Stored items from a collection |
===
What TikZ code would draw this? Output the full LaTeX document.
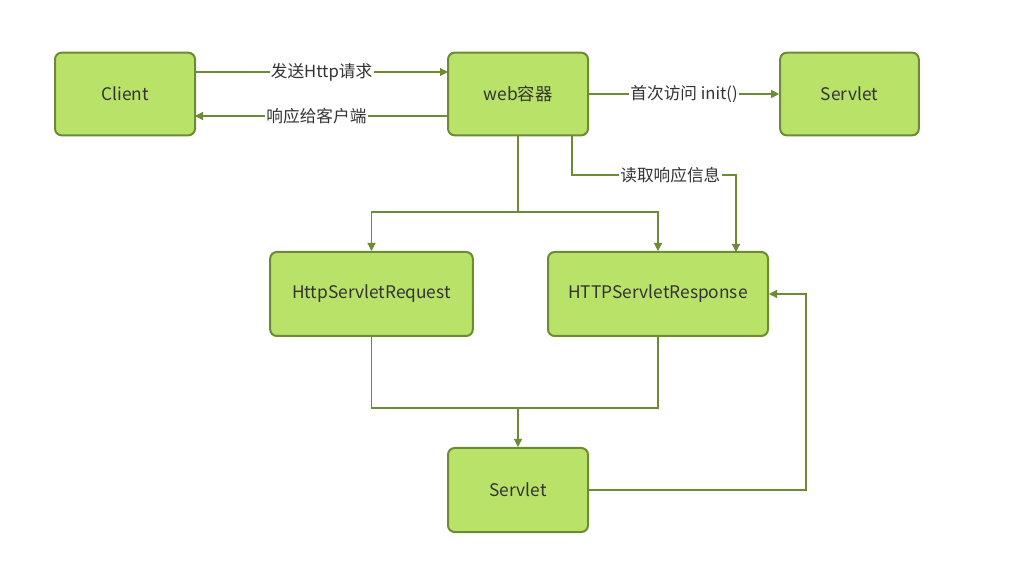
\documentclass[tikz,border=0pt]{standalone}
\usepackage{fontspec}
\setmainfont{Noto Sans CJK SC}
\usetikzlibrary{arrows.meta}
\definecolor{fillg}{HTML}{B9E268}
\definecolor{strk}{HTML}{6D8B35}
\definecolor{txt}{HTML}{333333}
\begin{document}
\begin{tikzpicture}[x=0.75pt,y=-0.75pt,
 box/.style={draw=strk,line width=1.5pt,fill=fillg,rounded corners=5pt,text=txt,font=\fontsize{13}{15}\selectfont},
 ar/.style={draw=strk,line width=0.9pt,-{Triangle[length=6pt,width=6pt]}},
 ln/.style={draw=strk,line width=0.9pt},
 lb/.style={fill=white,text=txt,font=\fontsize{12.5}{14}\selectfont,inner sep=1pt}]
\useasboundingbox (0,0) rectangle (1021,573);
\node[box,minimum width=105pt,minimum height=62pt] (client) at (125,94) {Client};
\node[box,minimum width=105pt,minimum height=62pt] (web) at (518,94) {web容器};
\node[box,minimum width=104pt,minimum height=62pt] (sv1) at (849.5,94) {Servlet};
\node[box,minimum width=152pt,minimum height=63pt] (req) at (371.5,294) {HttpServletRequest};
\node[box,minimum width=165pt,minimum height=63pt] (resp) at (658,294) {HTTPServletResponse};
\node[box,minimum width=105pt,minimum height=63pt] (sv2) at (518,490) {Servlet};
\coordinate (a1) at (195,72); \coordinate (a2) at (448,72);
\draw[ar] (a1) -- node[lb]{发送Http请求} (a2);
\coordinate (b1) at (448,116); \coordinate (b2) at (195,116);
\draw[ar] (b1) -- node[lb,pos=0.52]{响应给客户端} (b2);
\draw[ar] (web.east) -- node[lb,pos=0.5]{首次访问 init()} (sv1.west);
\coordinate (j) at (518,212);
\draw[ln] (web.south) -- (j);
\draw[ar] (j) -| (req.north);
\draw[ar] (j) -| (resp.north);
\coordinate (w2) at (572,135); \coordinate (w3) at (572,175); \coordinate (w4) at (736,175); \coordinate (w5) at (736,252);
\draw[ar] (w2) -- (w3) -- node[lb,pos=0.6]{读取响应信息} (w4) -- (w5);
\coordinate (k) at (518,408);
\draw[ln] (req.south) |- (k);
\draw[ln] (resp.south) |- (k);
\draw[ar] (k) -- (sv2.north);
\coordinate (m) at (806,490);
\draw[ar] (sv2.east) -- (m) |- (resp.east);
\end{tikzpicture}
\end{document}
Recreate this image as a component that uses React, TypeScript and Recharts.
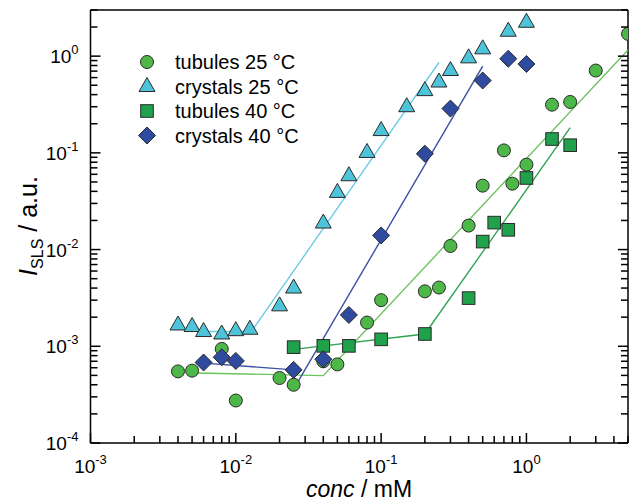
import { ScatterChart, Scatter, XAxis, YAxis, Legend } from "recharts";

const FONT = "'Liberation Sans', Arial, Helvetica, sans-serif";

// measured points (conc in mM, I_SLS in a.u.)
const tubules25X = [0.004, 0.005, 0.008, 0.01, 0.02, 0.025, 0.04, 0.05, 0.08, 0.1, 0.2, 0.25, 0.3, 0.4, 0.5, 0.7, 0.8, 1.0, 1.5, 2.0, 3.0, 5.0];
const tubules25Y = [5.5e-4, 5.6e-4, 9.4e-4, 2.75e-4, 4.7e-4, 4.0e-4, 7.0e-4, 6.5e-4, 1.76e-3, 3.0e-3, 3.7e-3, 4.05e-3, 0.0109, 0.0177, 0.0458, 0.106, 0.048, 0.0755, 0.315, 0.336, 0.71, 1.7];

const crystals25X = [0.004, 0.005, 0.006, 0.008, 0.01, 0.0125, 0.02, 0.025, 0.04, 0.05, 0.06, 0.08, 0.1, 0.15, 0.2, 0.25, 0.3, 0.4, 0.5, 0.75, 1.0];
const crystals25Y = [1.66e-3, 1.6e-3, 1.42e-3, 1.34e-3, 1.45e-3, 1.5e-3, 2.62e-3, 4.0e-3, 0.0188, 0.039, 0.058, 0.101, 0.17, 0.3, 0.44, 0.54, 0.71, 0.96, 1.19, 1.81, 2.24];

const tubules40X = [0.025, 0.04, 0.06, 0.1, 0.2, 0.4, 0.5, 0.6, 0.75, 1.0, 1.5, 2.0];
const tubules40Y = [9.8e-4, 1.01e-3, 1.01e-3, 1.18e-3, 1.34e-3, 3.15e-3, 0.0121, 0.019, 0.016, 0.055, 0.139, 0.12];

const crystals40X = [0.006, 0.008, 0.01, 0.025, 0.04, 0.06, 0.1, 0.2, 0.3, 0.5, 0.75, 1.0];
const crystals40Y = [6.8e-4, 7.7e-4, 7.06e-4, 5.7e-4, 7.35e-4, 2.11e-3, 0.014, 0.098, 0.287, 0.56, 0.94, 0.83];

// fit lines
const fitT25X = [0.0054, 0.04, 5.0];
const fitT25Y = [5.3e-4, 4.97e-4, 1.16];
const fitC25X = [0.0063, 0.0128, 0.25];
const fitC25Y = [1.42e-3, 1.42e-3, 0.86];
const fitT40X = [0.025, 0.2, 2.0];
const fitT40Y = [9.3e-4, 1.34e-3, 0.182];
const fitC40aX = [0.006, 0.025];
const fitC40aY = [6.7e-4, 5.7e-4];
const fitC40bX = [0.025, 0.5];
const fitC40bY = [3.6e-4, 0.79];

const X_DECADES = [-3, -2, -1, 0];
const Y_DECADES = [-4, -3, -2, -1, 0];
const MANTISSAS = [1, 2, 3, 4, 5, 6, 7, 8, 9];
const X_MAX = 5;
const Y_MIN = 1e-4;
const Y_MAX = 3;

const makeTicks = (decades: number[], max: number) =>
  decades
    .flatMap((d) => MANTISSAS.map((m) => Number((m * Math.pow(10, d)).toPrecision(3))))
    .filter((v) => v <= max);

const X_TICKS = makeTicks(X_DECADES, X_MAX);
const Y_TICKS = makeTicks(Y_DECADES, Y_MAX);

const zip = (xs: number[], ys: number[]) => xs.map((x, i) => ({ x, y: ys[i] }));

const C_T25 = "#4db848";
const C_C25 = "#4ec4da";
const C_T40 = "#1fa24b";
const C_C40 = "#2e4ba0";
const OUTLINE = "#2a2a2a";

const expOf = (v: number) => Math.round(Math.log10(v));
const isMajor = (v: number) => Math.abs(v / Math.pow(10, expOf(v)) - 1) < 1e-6;

const MAJOR = 10;
const MINOR = 7;
const AX = { stroke: "#000", strokeWidth: 1.5 };

const BottomTick = (p: any) => {
  const v = p.payload.value;
  const major = isMajor(v);
  return (
    <g>
      <line x1={p.x} x2={p.x} y1={p.y} y2={p.y - (major ? MAJOR : MINOR)} {...AX} />
      {major && (
        <text x={p.x} y={p.y + 30} textAnchor="middle" fontSize={19} fontFamily={FONT} fill="#000">
          10<tspan dy={-9} fontSize={13}>{expOf(v)}</tspan>
        </text>
      )}
    </g>
  );
};

const TopTick = (p: any) => {
  const major = isMajor(p.payload.value);
  return <line x1={p.x} x2={p.x} y1={p.y} y2={p.y + (major ? MAJOR : MINOR)} {...AX} />;
};

const LeftTick = (p: any) => {
  const v = p.payload.value;
  const major = isMajor(v);
  return (
    <g>
      <line x1={p.x} x2={p.x + (major ? MAJOR : MINOR)} y1={p.y} y2={p.y} {...AX} />
      {major && (
        <text x={p.x - 12} y={p.y + 7} textAnchor="end" fontSize={19} fontFamily={FONT} fill="#000">
          10<tspan dy={-9} fontSize={13}>{expOf(v)}</tspan>
        </text>
      )}
    </g>
  );
};

const RightTick = (p: any) => {
  const major = isMajor(p.payload.value);
  return <line x1={p.x} x2={p.x - (major ? MAJOR : MINOR)} y1={p.y} y2={p.y} {...AX} />;
};

// marker shapes
const circle = (cx: number, cy: number, fill: string) => (
  <circle cx={cx} cy={cy} r={6.5} fill={fill} stroke={OUTLINE} strokeWidth={1} />
);
const triangle = (cx: number, cy: number, fill: string) => (
  <polygon
    points={`${cx},${cy - 9} ${cx - 8},${cy + 5} ${cx + 8},${cy + 5}`}
    fill={fill}
    stroke={OUTLINE}
    strokeWidth={1}
    strokeLinejoin="round"
  />
);
const square = (cx: number, cy: number, fill: string) => (
  <rect x={cx - 6.3} y={cy - 6.3} width={12.6} height={12.6} fill={fill} stroke={OUTLINE} strokeWidth={1} />
);
const diamond = (cx: number, cy: number, fill: string) => (
  <polygon
    points={`${cx},${cy - 8.5} ${cx + 8.5},${cy} ${cx},${cy + 8.5} ${cx - 8.5},${cy}`}
    fill={fill}
    stroke={OUTLINE}
    strokeWidth={1}
  />
);

const SERIES = [
  { name: "tubules 25 °C", color: C_T25, mark: circle },
  { name: "crystals 25 °C", color: C_C25, mark: triangle },
  { name: "tubules 40 °C", color: C_T40, mark: square },
  { name: "crystals 40 °C", color: C_C40, mark: diamond },
];

const LegendBox = () => (
  <svg width={220} height={100}>
    {SERIES.map((s, i) => (
      <g key={s.name}>
        {s.mark(12, 14 + i * 24.5, s.color)}
        <text x={40} y={21 + i * 24.5} fontSize={20} fontFamily={FONT} fill="#000">
          {s.name}
        </text>
      </g>
    ))}
  </svg>
);

const XTitle = () => (
  <text x={359} y={497} textAnchor="middle" fontSize={23} fontFamily={FONT} fill="#000">
    <tspan fontStyle="italic">conc</tspan> / mM
  </text>
);

const YTitle = () => (
  <text transform="translate(37,226) rotate(-90)" textAnchor="middle" fontSize={25} fontFamily={FONT} fill="#000">
    <tspan fontStyle="italic">I</tspan>
    <tspan fontSize={16} dy={6}>SLS</tspan>
    <tspan dy={-6}> / a.u.</tspan>
  </text>
);

const noDot = () => <g />;

export default function App() {
  const fitLine = (xs: number[], ys: number[], color: string, key: string) => (
    <Scatter
      key={key}
      data={zip(xs, ys)}
      line={{ stroke: color, strokeWidth: 1.4 }}
      lineType="joint"
      shape={noDot}
      legendType="none"
      isAnimationActive={false}
    />
  );

  return (
    <div style={{ position: "absolute", left: 0, top: 0, width: 629, height: 504, background: "#fff" }}>
      <ScatterChart width={629} height={504} margin={{ top: 9, right: 0, bottom: 0, left: 0 }}>
        <XAxis
          dataKey="x"
          type="number"
          scale="log"
          domain={[0.001, X_MAX]}
          allowDataOverflow
          ticks={X_TICKS}
          interval={0}
          tickSize={0}
          tickMargin={0}
          tickLine={false}
          tick={BottomTick}
          axisLine={AX}
          height={61}
          label={<XTitle />}
        />
        <XAxis
          xAxisId="top"
          orientation="top"
          type="number"
          scale="log"
          domain={[0.001, X_MAX]}
          allowDataOverflow
          ticks={X_TICKS}
          interval={0}
          tickSize={0}
          tickMargin={0}
          tickLine={false}
          tick={TopTick}
          axisLine={AX}
          height={1}
        />
        <YAxis
          dataKey="y"
          type="number"
          scale="log"
          domain={[Y_MIN, Y_MAX]}
          allowDataOverflow
          ticks={Y_TICKS}
          interval={0}
          tickSize={0}
          tickMargin={0}
          tickLine={false}
          tick={LeftTick}
          axisLine={AX}
          width={90.5}
          label={<YTitle />}
        />
        <YAxis
          yAxisId="right"
          orientation="right"
          type="number"
          scale="log"
          domain={[Y_MIN, Y_MAX]}
          allowDataOverflow
          ticks={Y_TICKS}
          interval={0}
          tickSize={0}
          tickMargin={0}
          tickLine={false}
          tick={RightTick}
          axisLine={AX}
          width={1}
        />
        <Legend
          layout="vertical"
          align="center"
          verticalAlign="middle"
          content={LegendBox}
          wrapperStyle={{ left: 135, top: 48, width: 220, height: 100 }}
        />
        {fitLine(fitT25X, fitT25Y, "#6cc35e", "f1")}
        {fitLine(fitC25X, fitC25Y, "#6ccde3", "f2")}
        {fitLine(fitT40X, fitT40Y, "#2fa552", "f3")}
        {fitLine(fitC40aX, fitC40aY, "#3c50a4", "f4")}
        {fitLine(fitC40bX, fitC40bY, "#3c50a4", "f5")}
        <Scatter
          name="tubules 25 °C"
          data={zip(tubules25X, tubules25Y)}
          fill={C_T25}
          shape={(p: any) => circle(p.cx, p.cy, C_T25)}
          isAnimationActive={false}
        />
        <Scatter
          name="crystals 25 °C"
          data={zip(crystals25X, crystals25Y)}
          fill={C_C25}
          shape={(p: any) => triangle(p.cx, p.cy, C_C25)}
          isAnimationActive={false}
        />
        <Scatter
          name="tubules 40 °C"
          data={zip(tubules40X, tubules40Y)}
          fill={C_T40}
          shape={(p: any) => square(p.cx, p.cy, C_T40)}
          isAnimationActive={false}
        />
        <Scatter
          name="crystals 40 °C"
          data={zip(crystals40X, crystals40Y)}
          fill={C_C40}
          shape={(p: any) => diamond(p.cx, p.cy, C_C40)}
          isAnimationActive={false}
        />
      </ScatterChart>
    </div>
  );
}
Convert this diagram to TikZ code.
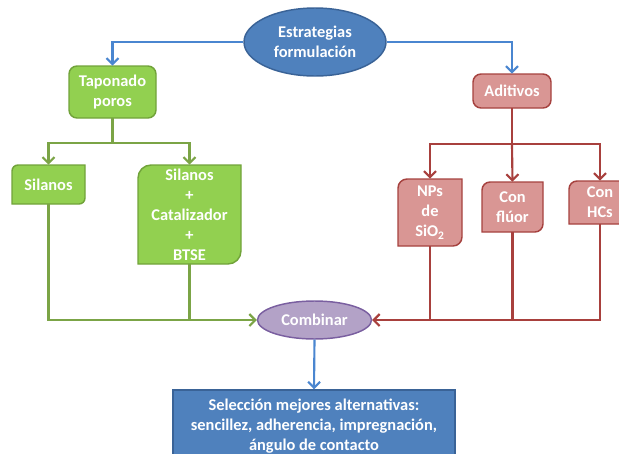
===
Taking the material above, give again exactly the lines from the one holding "Recreate this image" through the one holding "0.055, 0.139, 0.12];", with both ends and without pictures.

Recreate this image as a component that uses React, TypeScript and Recharts.
import { ScatterChart, Scatter, XAxis, YAxis, Legend } from "recharts";

const FONT = "'Liberation Sans', Arial, Helvetica, sans-serif";

// measured points (conc in mM, I_SLS in a.u.)
const tubules25X = [0.004, 0.005, 0.008, 0.01, 0.02, 0.025, 0.04, 0.05, 0.08, 0.1, 0.2, 0.25, 0.3, 0.4, 0.5, 0.7, 0.8, 1.0, 1.5, 2.0, 3.0, 5.0];
const tubules25Y = [5.5e-4, 5.6e-4, 9.4e-4, 2.75e-4, 4.7e-4, 4.0e-4, 7.0e-4, 6.5e-4, 1.76e-3, 3.0e-3, 3.7e-3, 4.05e-3, 0.0109, 0.0177, 0.0458, 0.106, 0.048, 0.0755, 0.315, 0.336, 0.71, 1.7];

const crystals25X = [0.004, 0.005, 0.006, 0.008, 0.01, 0.0125, 0.02, 0.025, 0.04, 0.05, 0.06, 0.08, 0.1, 0.15, 0.2, 0.25, 0.3, 0.4, 0.5, 0.75, 1.0];
const crystals25Y = [1.66e-3, 1.6e-3, 1.42e-3, 1.34e-3, 1.45e-3, 1.5e-3, 2.62e-3, 4.0e-3, 0.0188, 0.039, 0.058, 0.101, 0.17, 0.3, 0.44, 0.54, 0.71, 0.96, 1.19, 1.81, 2.24];

const tubules40X = [0.025, 0.04, 0.06, 0.1, 0.2, 0.4, 0.5, 0.6, 0.75, 1.0, 1.5, 2.0];
const tubules40Y = [9.8e-4, 1.01e-3, 1.01e-3, 1.18e-3, 1.34e-3, 3.15e-3, 0.0121, 0.019, 0.016, 0.055, 0.139, 0.12];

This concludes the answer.